Baseball isn’t just a great sport to play and watch – it’s also an economic engine. Cities often help major league teams to build stadiums in hopes of boosting economic activity in the surrounding neighborhoods. But there’s one ingredient that really brings in the bucks: a winning team.
Back in 1994, the Maricopa County Board of Supervisors voted for a quarter-point increase in the sales tax to fund what is now Chase Field. And in 2021, the state government decided to allow a 9% tax on sales in the stadium to fund a renovation. The idea behind these measures was that the ball club would pull more business not just into the stadium but also into Downtown Phoenix as a whole.
Chase Field can host more than 48,000 fans, but the average attendance last season was less than 20,000. That figure wasn’t just low; it was 20% lower than any season prior to the pandemic. Spending $500 million to refurbish the stadium might bring in more fans, but winning more games could have a similar effect.
The Value of Winning
At least that’s the suggestion of our new research on the relationship between results on and off the field. As a leading online marketplace for flexible work, my company is heavily involved in staffing for stadiums and local businesses in most of the major league markets. We carry all the transactions on our platform, so we know how demand for labor changes for each business over the course of the baseball season.
Recently, we posted an analysis showing that markets with playoff clubs experienced big upticks in labor demand toward the end of the 2022 baseball season. In each market, we measured the total demand in the one-mile radius around each stadium for businesses that posted shifts throughout the season. We tracked demand month-by-month across the entire area.
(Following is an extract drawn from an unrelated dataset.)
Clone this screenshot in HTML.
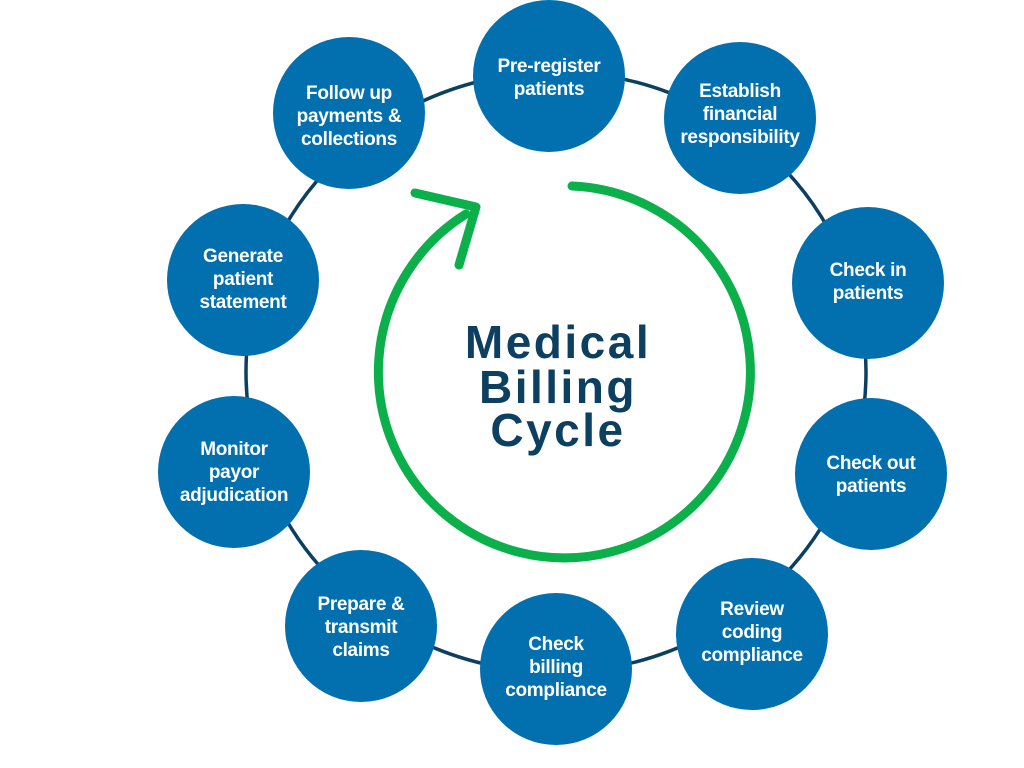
<!DOCTYPE html>
<html><head><meta charset="utf-8"><style>
html,body{margin:0;padding:0;background:#fff;}
svg{display:block}
.c{fill:#0270ae}
.t{fill:#fff;font-family:"Liberation Sans",sans-serif;font-weight:bold;font-size:19px;text-anchor:middle;letter-spacing:-0.3px}
.m{fill:#0d3f61;font-family:"Liberation Sans",sans-serif;font-weight:bold;font-size:46px;text-anchor:middle;letter-spacing:2.5px}
</style></head><body>
<svg width="1024" height="768" viewBox="0 0 1024 768">
<ellipse cx="556" cy="372" rx="310" ry="300" fill="none" stroke="#0d3f61" stroke-width="3.5"/>
<path d="M572 186 A186 186 0 1 1 466 214" fill="none" stroke="#0bb04a" stroke-width="9" stroke-linecap="round"/>
<polyline points="415,193 476,207 459,265" fill="none" stroke="#0bb04a" stroke-width="9" stroke-linecap="round" stroke-linejoin="round"/>
<text class="m" x="558" y="358">Medical</text>
<text class="m" x="558" y="403">Billing</text>
<text class="m" x="558" y="446">Cycle</text>

<circle class="c" cx="549" cy="76" r="76"/>
<text class="t" x="549" y="72">Pre-register</text><text class="t" x="549" y="95">patients</text>

<circle class="c" cx="740" cy="118" r="76"/>
<text class="t" x="740" y="97">Establish</text><text class="t" x="740" y="120">financial</text><text class="t" x="740" y="143">responsibility</text>

<circle class="c" cx="868" cy="283" r="76"/>
<text class="t" x="868" y="276">Check in</text><text class="t" x="868" y="299">patients</text>

<circle class="c" cx="871" cy="474" r="76"/>
<text class="t" x="871" y="469">Check out</text><text class="t" x="871" y="492">patients</text>

<circle class="c" cx="752" cy="634" r="76"/>
<text class="t" x="752" y="615">Review</text><text class="t" x="752" y="638">coding</text><text class="t" x="752" y="661">compliance</text>

<circle class="c" cx="556" cy="669" r="76"/>
<text class="t" x="556" y="650">Check</text><text class="t" x="556" y="673">billing</text><text class="t" x="556" y="696">compliance</text>

<circle class="c" cx="361" cy="626" r="76"/>
<text class="t" x="361" y="610">Prepare &amp;</text><text class="t" x="361" y="633">transmit</text><text class="t" x="361" y="656">claims</text>

<circle class="c" cx="234" cy="472" r="76"/>
<text class="t" x="234" y="455">Monitor</text><text class="t" x="234" y="478">payor</text><text class="t" x="234" y="501">adjudication</text>

<circle class="c" cx="243" cy="280" r="76"/>
<text class="t" x="243" y="262">Generate</text><text class="t" x="243" y="285">patient</text><text class="t" x="243" y="308">statement</text>

<circle class="c" cx="349" cy="113" r="76"/>
<text class="t" x="349" y="99">Follow up</text><text class="t" x="349" y="122">payments &amp;</text><text class="t" x="349" y="145">collections</text>
</svg>
</body></html>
On average, we found that markets where teams made the playoffs had much larger increases in labor demand during the last months of the season than markets where teams fell short. In fact, demand in September was more than 50% higher in playoff markets than it had been in April. The average increase in markets without playoff teams was just over 10%.
As an example, businesses in the vicinity of the Rogers Centre in Toronto posted more than double the shifts in September that they had in April as the Blue Jays compiled a 92–70 record on their way to the playoffs. Attendance also rose by about 5,000 fans per game by August last year. And the average hourly rate paid to flexible workers in the area fell slightly, possibly an indication that more workers were feeling the playoff fever.
By contrast, demand for flexible labor around Chase Field fell by about half between April and June 2022. By September, it had recovered to only about 75% of the April total. Hourly pay was steady and, for the most part, attendance was as well.
There was a slight uptick averaging about 2,000 fans per game at the end of the season, coinciding with the recovery in shift volumes. Yet at this point, average shift volumes across all our playoff markets were 50% higher than in April. The winners on the field were winning off it as well.
The Cost of Winning
Last season, the Diamondbacks went 74–88, finishing 37 games behind the dominant Dodgers. The Dodgers were so far out in front that hopes of winning the division probably seemed very far off even early in the season. By the All-Star Break, the Diamondbacks were already under .500, so the chances of a wildcard spot were slim as well.
Improving on these results will probably cost money, maybe even as much as renovating a stadium. The Diamondbacks’ payroll in 2022 was about $86 million, versus $177 million for the Blue Jays and $270 million for the 111-win Dodgers. For an extra $500 million, the Diamondbacks could fund the Blue Jays’ payroll — and a fighting chance of making the playoffs — for five years.
To be sure, any benefit from renovating the stadium will probably last longer than that. There’s even some evidence that new stadiums help baseball teams to win a few more games. But eventually, even the best stadium needs a winning team to put rear ends in seats. It just so happens that the same winning team can put dollars into the local economy, too.
Daniel Altman is chief economist at Instawork.